Arizona journalism students’ First Amendment rights in the hands of state legislators
Sydney Ritter
Mesa Legend
Arizona high school, college and university student journalists and educators may soon get the same protection professional journalists receive. Senate Bill (SB) 1384 passed in the House Education Committee and will soon go for a vote on the House floor for a full vote. SB 1384 calls for the protection of student journalists and school-sponsored media under the the First Amendment.
Arizona Senator and Majority Leader Kimberly Yee (R – 20th District) is the sponsor of the bill. The bill permits student journalists to exercise freedom of speech or press in school sponsored media regardless if the school sponsored media is supported financially by the school or is produced in conjunction with a class. The bill does not authorize or protect classified content that includes information that is libelous or slanderous.
It does however, prohibits punishment of students and advisors who act in accordance with the requirements of this act and provides schools with protection from liability and civil or criminal action for the expression made by a student. The bill also goes as far as requiring school district governing boards to adopt written policies consistent with the content standards in this act.
Along with upholding the students rights, SB 1384 also protects professors and educators from getting terminated, suspended or reassigned for either acting to protect a student journalist and/or refusing to infringe on conduct that is protected by the bill. In February SB 1384 passed unanimously in the Senate. On March 6, it went to the House Education Committee to make it’s way to the House. Journalism educators, students and advocates arrived at the state capitol for a the hearing to lobby committee members on behalf of the bill.

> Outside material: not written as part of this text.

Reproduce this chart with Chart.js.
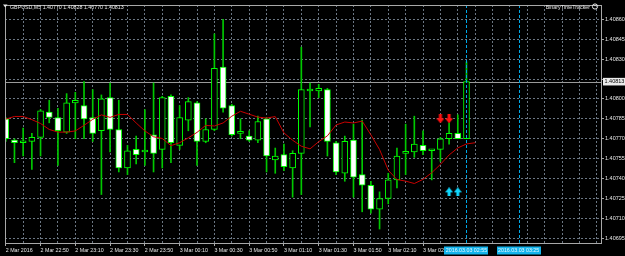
<!DOCTYPE html>
<html>
<head>
<meta charset="utf-8">
<script src="https://cdn.jsdelivr.net/npm/chart.js@4.4.1/dist/chart.umd.min.js"></script>
<style>
  html, body { margin: 0; padding: 0; background: #000; }
</style>
</head>
<body>
<canvas id="chart" width="625" height="256"></canvas>
<script>
// GBPUSD M5, one bar every 5 minutes from 2 Mar 22:30
const chartTitle = 'GBPUSD,M5 1.40770 1.40828 1.40770 1.40813';
const timeLabels = ['2 Mar 2016', '2 Mar 22:50', '2 Mar 23:10', '2 Mar 23:30', '2 Mar 23:50',
    '3 Mar 00:10', '3 Mar 00:30', '3 Mar 00:50', '3 Mar 01:10', '3 Mar 01:30',
    '3 Mar 01:50', '3 Mar 02:10', '3 Mar 02:30'];
const barsPerLabel = 4;
const barsPerGrid = 2;

const opens = [1.40785, 1.40769, 1.40767, 1.40768, 1.40771, 1.40790, 1.40786, 1.40775, 1.40797, 1.40795,
    1.40786, 1.40776, 1.40801, 1.40777, 1.40748, 1.40762, 1.40760, 1.40773, 1.40762, 1.40802,
    1.40765, 1.40784, 1.40797, 1.40768, 1.40777, 1.40824, 1.40795, 1.40774, 1.40772, 1.40769,
    1.40785, 1.40754, 1.40758, 1.40748, 1.40759, 1.40806, 1.40806, 1.40807, 1.40767, 1.40744,
    1.40769, 1.40743, 1.40735, 1.40717, 1.40725, 1.40739, 1.40759, 1.40760, 1.40765, 1.40761,
    1.40762, 1.40770, 1.40774, 1.40770];
const highs = [1.40786, 1.40770, 1.40778, 1.40774, 1.40792, 1.40799, 1.40793, 1.40804, 1.40805, 1.40813,
    1.40807, 1.40803, 1.40812, 1.40799, 1.40765, 1.40772, 1.40792, 1.40812, 1.40802, 1.40803,
    1.40795, 1.40801, 1.40798, 1.40785, 1.40849, 1.40860, 1.40796, 1.40785, 1.40776, 1.40787,
    1.40786, 1.40763, 1.40766, 1.40761, 1.40839, 1.40812, 1.40811, 1.40808, 1.40768, 1.40772,
    1.40781, 1.40784, 1.40738, 1.40730, 1.40744, 1.40763, 1.40781, 1.40787, 1.40776, 1.40762,
    1.40771, 1.40782, 1.40788, 1.40828];
const lows = [1.40768, 1.40752, 1.40757, 1.40747, 1.40757, 1.40782, 1.40750, 1.40774, 1.40770, 1.40770,
    1.40768, 1.40728, 1.40760, 1.40745, 1.40743, 1.40751, 1.40750, 1.40745, 1.40748, 1.40752,
    1.40762, 1.40776, 1.40750, 1.40767, 1.40776, 1.40790, 1.40772, 1.40770, 1.40768, 1.40767,
    1.40745, 1.40744, 1.40746, 1.40726, 1.40728, 1.40779, 1.40801, 1.40757, 1.40743, 1.40738,
    1.40726, 1.40715, 1.40714, 1.40702, 1.40721, 1.40733, 1.40743, 1.40756, 1.40758, 1.40739,
    1.40753, 1.40766, 1.40770, 1.40770];
const closes = [1.40770, 1.40767, 1.40767, 1.40771, 1.40791, 1.40786, 1.40776, 1.40797, 1.40799, 1.40785,
    1.40774, 1.40800, 1.40777, 1.40748, 1.40761, 1.40758, 1.40760, 1.40759, 1.40801, 1.40767,
    1.40786, 1.40798, 1.40768, 1.40777, 1.40823, 1.40793, 1.40773, 1.40774, 1.40769, 1.40783,
    1.40757, 1.40757, 1.40749, 1.40759, 1.40807, 1.40806, 1.40808, 1.40768, 1.40745, 1.40768,
    1.40741, 1.40735, 1.40717, 1.40725, 1.40739, 1.40757, 1.40759, 1.40766, 1.40761, 1.40761,
    1.40770, 1.40774, 1.40770, 1.40813];

// moving average (red line), one value per bar, shifted one bar forward
const maValues = [1.407848, 1.407868, 1.407868, 1.407844, 1.407815, 1.407770, 1.407750, 1.407750, 1.407759, 1.407801,
    1.407846, 1.407880, 1.407861, 1.407883, 1.407883, 1.407819, 1.407759, 1.407715, 1.407702, 1.407648,
    1.407670, 1.407707, 1.407748, 1.407801, 1.407796, 1.407819, 1.407870, 1.407907, 1.407885, 1.407863,
    1.407856, 1.407867, 1.407744, 1.407689, 1.407644, 1.407624, 1.407678, 1.407722, 1.407804, 1.407826,
    1.407819, 1.407833, 1.407730, 1.407619, 1.407463, 1.407393, 1.407381, 1.407363, 1.407394, 1.407444,
    1.407507, 1.407578, 1.407631, 1.407661, 1.407670];

const sellArrowBars = [50, 51];
const sellArrowPrices = [1.40785, 1.40785];
const buyArrowBars = [51, 52];
const buyArrowPrices = [1.40730, 1.40730];

const yTicks = [1.40695, 1.40710, 1.40725, 1.40740, 1.40755, 1.40770, 1.40785, 1.40800, 1.40815, 1.40830, 1.40845, 1.40860];
const bidPrice = 1.40813;
const vLineBars = [53, 59];
const vLineLabels = ['2016.03.03 02:55', '2016.03.03 03:25'];

const FONT = 'Liberation Sans';
const UP = '#00ff00';
const WICK = '#00c800';
const GRID = '#6c7784';
const TEXT = '#e6e6e6';
const VLINE = '#00a8e6';

function makeArrow(color, down) {
    const c = document.createElement('canvas');
    c.width = 8; c.height = 9;
    const g = c.getContext('2d');
    g.fillStyle = color;
    g.beginPath();
    if (down) {
        g.moveTo(2.5, 0); g.lineTo(5.5, 0); g.lineTo(5.5, 4); g.lineTo(8, 4);
        g.lineTo(4, 9); g.lineTo(0, 4); g.lineTo(2.5, 4);
    } else {
        g.moveTo(2.5, 9); g.lineTo(5.5, 9); g.lineTo(5.5, 5); g.lineTo(8, 5);
        g.lineTo(4, 0); g.lineTo(0, 5); g.lineTo(2.5, 5);
    }
    g.closePath();
    g.fill();
    return c;
}

const mtPlugin = {
    id: 'mt',
    beforeDraw(chart) {
        const ctx = chart.ctx;
        ctx.save();
        ctx.fillStyle = '#000';
        ctx.fillRect(0, 0, chart.width, chart.height);
        ctx.restore();
    },
    beforeDatasetsDraw(chart) {
        const {ctx, chartArea, scales} = chart;
        const y = Math.round(scales.y.getPixelForValue(bidPrice)) + 0.5;
        ctx.save();
        ctx.strokeStyle = '#9a9a9a';
        ctx.lineWidth = 1;
        ctx.beginPath();
        ctx.moveTo(chartArea.left, y);
        ctx.lineTo(chartArea.right, y);
        ctx.stroke();
        ctx.restore();
    },
    afterDatasetsDraw(chart) {
        const {ctx, chartArea, scales} = chart;
        ctx.save();
        ctx.strokeStyle = VLINE;
        ctx.lineWidth = 1;
        ctx.setLineDash([3, 2]);
        vLineBars.forEach(b => {
            const x = Math.round(scales.x.getPixelForValue(b)) + 0.5;
            ctx.beginPath();
            ctx.moveTo(x, chartArea.top);
            ctx.lineTo(x, chartArea.bottom);
            ctx.stroke();
        });
        ctx.restore();
    },
    afterDraw(chart) {
        const {ctx, chartArea, scales} = chart;
        ctx.save();
        // frame
        ctx.strokeStyle = '#a8a8a8';
        ctx.lineWidth = 1;
        ctx.strokeRect(chartArea.left + 0.5, chartArea.top + 0.5,
            chartArea.right - chartArea.left - 1, chartArea.bottom - chartArea.top - 1);

        // title
        ctx.fillStyle = TEXT;
        ctx.beginPath();
        ctx.moveTo(3, 4.5); ctx.lineTo(7.5, 4.5); ctx.lineTo(5.25, 7.5);
        ctx.closePath();
        ctx.fill();
        ctx.font = '5.3px "' + FONT + '"';
        ctx.textBaseline = 'alphabetic';
        ctx.textAlign = 'left';
        ctx.fillText(chartTitle, 10, 8.5);

        // indicator label top right
        ctx.textAlign = 'right';
        ctx.fillText('BinaryTimeTracker', 590, 8.5);
        ctx.strokeStyle = TEXT;
        ctx.beginPath();
        ctx.arc(595, 6.5, 2.6, 0, Math.PI * 2);
        ctx.stroke();
        ctx.fillRect(594, 5.3, 0.8, 0.8);
        ctx.fillRect(595.4, 5.3, 0.8, 0.8);

        // bid price label
        const by = scales.y.getPixelForValue(bidPrice);
        ctx.fillStyle = '#ececec';
        ctx.fillRect(chartArea.right + 1, by - 3.8, 22, 7.6);
        ctx.fillStyle = '#000';
        ctx.textAlign = 'left';
        ctx.textBaseline = 'middle';
        ctx.font = '5.5px "' + FONT + '"';
        ctx.fillText(bidPrice.toFixed(5), chartArea.right + 2.5, by + 0.3);

        // time labels of the vertical lines
        vLineBars.forEach((b, i) => {
            const x = scales.x.getPixelForValue(b);
            ctx.fillStyle = '#14b4ec';
            ctx.fillRect(Math.round(x - 22), 246.5, 44, 8);
            ctx.fillStyle = '#e8f8ff';
            ctx.textAlign = 'center';
            ctx.font = '5.3px "' + FONT + '"';
            ctx.fillText(vLineLabels[i], x, 250.8);
        });
        ctx.restore();
    }
};

const barX = opens.map((_, i) => i);

new Chart(document.getElementById('chart').getContext('2d'), {
    type: 'bar',
    data: {
        datasets: [
            {
                type: 'scatter',
                data: sellArrowBars.map((b, i) => ({x: b, y: sellArrowPrices[i]})),
                pointStyle: makeArrow('#ff1010', true),
                order: 0
            },
            {
                type: 'scatter',
                data: buyArrowBars.map((b, i) => ({x: b, y: buyArrowPrices[i]})),
                pointStyle: makeArrow('#10d8ff', false),
                order: 0
            },
            {
                type: 'line',
                data: maValues.map((v, i) => ({x: i, y: v})),
                borderColor: '#c80000',
                borderWidth: 1,
                pointRadius: 0,
                tension: 0,
                order: 1
            },
            {
                data: barX.map(i => ({x: i, y: [opens[i], closes[i]]})),
                backgroundColor: barX.map(i => closes[i] >= opens[i] ? '#000000' : '#ffffff'),
                borderColor: UP,
                borderWidth: 1,
                borderSkipped: false,
                barThickness: 6,
                minBarLength: 2,
                grouped: false,
                order: 2
            },
            {
                data: barX.map(i => ({x: i, y: [lows[i], highs[i]]})),
                backgroundColor: WICK,
                borderWidth: 0,
                barThickness: 1,
                grouped: false,
                order: 3
            }
        ]
    },
    options: {
        responsive: false,
        animation: false,
        devicePixelRatio: 1,
        layout: { padding: { left: 1, top: 1, right: 0, bottom: 0 } },
        plugins: { legend: { display: false }, tooltip: { enabled: false } },
        events: [],
        scales: {
            x: {
                type: 'linear',
                offset: false,
                min: -0.09,
                max: 68.59,
                grid: {
                    offset: false,
                    color: GRID,
                    tickLength: 2,
                    tickColor: ctx => (ctx.tick && ctx.tick.label) ? '#a8a8a8' : 'rgba(0,0,0,0)',
                    tickBorderDash: []
                },
                border: { display: false, dash: [2, 2] },
                afterBuildTicks(axis) {
                    const t = [];
                    for (let v = 0; v <= axis.max; v += barsPerGrid) t.push({value: v});
                    axis.ticks = t;
                },
                ticks: {
                    autoSkip: false,
                    maxRotation: 0,
                    align: 'start',
                    padding: 1,
                    color: TEXT,
                    font: { family: FONT, size: 5.3 },
                    callback(v) {
                        if (v % barsPerLabel !== 0) return '';
                        return timeLabels[v / barsPerLabel] || '';
                    }
                },
                afterFit(scale) {
                    scale.height = 12;
                    scale.paddingLeft = 0;
                    scale.paddingRight = 0;
                }
            },
            y: {
                position: 'right',
                min: 1.4069074,
                max: 1.4087074,
                grid: {
                    color: GRID,
                    tickLength: 2,
                    tickColor: '#a8a8a8',
                    tickBorderDash: []
                },
                border: { display: false, dash: [2, 2] },
                afterBuildTicks(axis) {
                    axis.ticks = yTicks.map(v => ({value: v}));
                },
                ticks: {
                    padding: 1,
                    color: TEXT,
                    font: { family: FONT, size: 5.5 },
                    callback(v) {
                        if (Math.abs(v - bidPrice) < 0.00005) return '';
                        return v.toFixed(5);
                    }
                },
                afterFit(scale) {
                    scale.width = 23;
                    scale.paddingTop = 0;
                    scale.paddingBottom = 0;
                }
            }
        }
    },
    plugins: [mtPlugin]
});
</script>
</body>
</html>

Teachers and students from numerous high school newspapers spoke with committee members making the case that their rights as young journalists are as important as the professionals working in the industry. Sarah Windom is the style editor for the Cactus Shadows High School CS Press newspaper in Queen Creek. She was among the journalism educators at the hearing. “The idea that students who work on their local high school newspaper are being censored for writing truthfully is astonishing,” Windom said.
“Currently writers, editors, photographers and the teachers who supervise them can be punished for publishing the facts. While subjects that are censored are often controversial like teen pregnancy, drug use, politics, cheating and bullying, they are serious topics that need to be talked about intelligently and honestly no matter how administrators fear the school might look,” she added. Thunderbird High School student Erik Brock is a junior and one of the editors of school’s The Challenge newspaper.
While waiting to talk with a legislator he explained how during his freshman year he was asked to write a story on the school’s mascot and another time on the Presidential Debates, but both remained unpublished because of what he wrote about a presidential candidate during the 2016 election and about the school. “Senator Yee’s proposed bill directly speaks for the thousands of student journalists that wish to publish real news but are censored because they are deemed controversial,” said Brock.
Paula Casey, Executive Director of the Arizona Newspaper Association was among the professionals who advocated for the bill. “When it comes to student journalism, ever since the previous Tinker and Hazelwood cases passed in ‘69 and ‘88, those two cases went a long way in limiting what student journalists could do,” Casey said. “And Senate Bill 1384 is really an effort that is going across the country.”
Tinker vs. Des Moines was a 1969 Supreme Court case decision that focused on whether a school’s disciplinary action violates student’s First Amendment rights. In 1965, several students in Des Moines, Iowa, planned to wear black armbands to school in protest of the Vietnam War. School officials learned about the plan and immediately created a policy. It called for the ban on wearing of an armband in protest of the war, and those who refused to comply with the policy would be suspended. The Court ruled in favor of the students, arguing that First Amendment applied to public schools.
But in the 1988 Hazelwood vs. Kuhlmeier case, the Supreme Court overturned a District Court decision that sided with a group of journalism students who argued their First Amendment rights were violated. In 1983, a student high school newspaper in St. Louis County, Missouri was prepared to publish its paper that included a couple of stories related to divorce and teen pregnancies, of which identities of those interviewed were not revealed.
The principal removed those stories from the paper because he found that part of the written material would be inappropriate for some of the young readers, other perspectives on an issue needed to be included in the story, and identities could not be fully protected.
The lower court agreed with the school, the District Court of Appeals overturned it, but the Supreme Court reversed the district court’s decision citing that school officials could censor materials of school-sponsored expression if the material causes substantial disruption in the school or invades the rights of others. While many journalists and educators support the Arizona proposed bill there are still those who are not ready to pass it through, including Arizona Senator Itasca Small (R – 25th District).